Hans-Joachim Bekurts verhehlt nicht, dass auch für den Geflügelzuchtbetrieb vieles nur über Beziehungen und Tauschgeschäfte möglich war. Er aber schien das Talent dafür zu besitzen. Auch das Talent, die höheren Stellen von seinen nicht gerade preiswerten Visionen zu überzeugen. Bekurts sieht sich vor allem als Macher, dessen Wort mit den Jahren immer mehr zählte, der auch eine gewisse Macht hatte.

So fiel er nach dem für ihn bitteren Ende 1990 nicht in ein tiefes Loch. "Das Leben musste weitergehen." Bekurts, bereits nah am Rentenalter, verkaufte einige Jahre Edelstahlrohre - ein gutes Geschäft. "Und ich wurde Geschäftsführer", sagt er verschmitzt. Zwar nicht von einem großen Betrieb, aber - bis 2001 - von der Wirtschaftsvereinigung Roland-Initiative Halberstadt.

Mit seinem Heimatort aber hatte er erstmal gebrochen - bis zu jener Geflügelhaltung-Jubiläumsveranstaltung 2007. Und dort gab er den an ihn gerichteten Dank an all die Frauen seines früheren Betriebes weiter. "Ohne sie wäre die Geflügelzucht in Deersheim nicht denkbar gewesen."

"Ohne all die Frauen wäre die Geflügelzucht in Deersheim nicht denkbar gewesen."

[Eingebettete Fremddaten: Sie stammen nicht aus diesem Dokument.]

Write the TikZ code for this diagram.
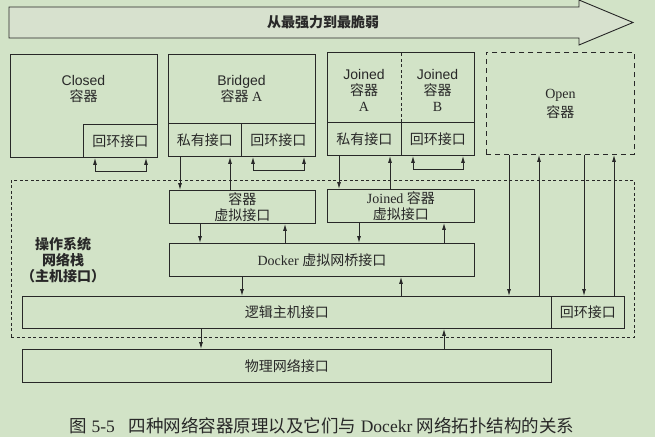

Bekurts betont, dass er seinen Traum von einem großen Geflügelzuchtbetrieb immer in Deersheim und nirgendwo anders erfüllen wollte. Hier, wo sein Großvater, der Kantor und Lehrer Johannes Mäntz, noch heute bekannt ist, wo seine Schwester Dorlies Pieper dem Dorf viel heimatkundliches Wissen hinterließ und wo sein Schwager Günter Pieper als Ehrenbürger in die Geschichte einging. Und bleibt man bei Besonderem, so zählt auch seine Ehefrau Marianne dazu. Sie, die frühere Lehrerin, ist heute Deersheims ältester Einwohner überhaupt.

Hühner laufen übrigens nicht im Garten Bekurts herum. Deersheims Geflügeltradition setzt heute ein Biohof fort. Beim täglichen Spaziergang mit Dackel "Therry" ärgert sich Hans-Joachim Bekurts aber immer wieder über die Zäune, die der Biohof mitten in den Wald setzen musste, weil es die EU-Bürokratie so will. Zu DDR-Zeiten hätte er sicher jemanden gekannt, der das zu verhindern gewusst hätte. Die Geflügelzuchttradition, das jahrzehntelange Wirken von Hans-Joachim Bekurts aber ist Geschichte. Die von Bekurts mitentwickelten weißen Leghorn-Hybriden sind, was Fachleute längst bedauern, nach der Wende nicht weiter gezüchtet worden und somit ausgestorben. Vergessen, wie auch das Lebenswerk von Hans-Joachim Bekurts nur noch die Erinnerung ist.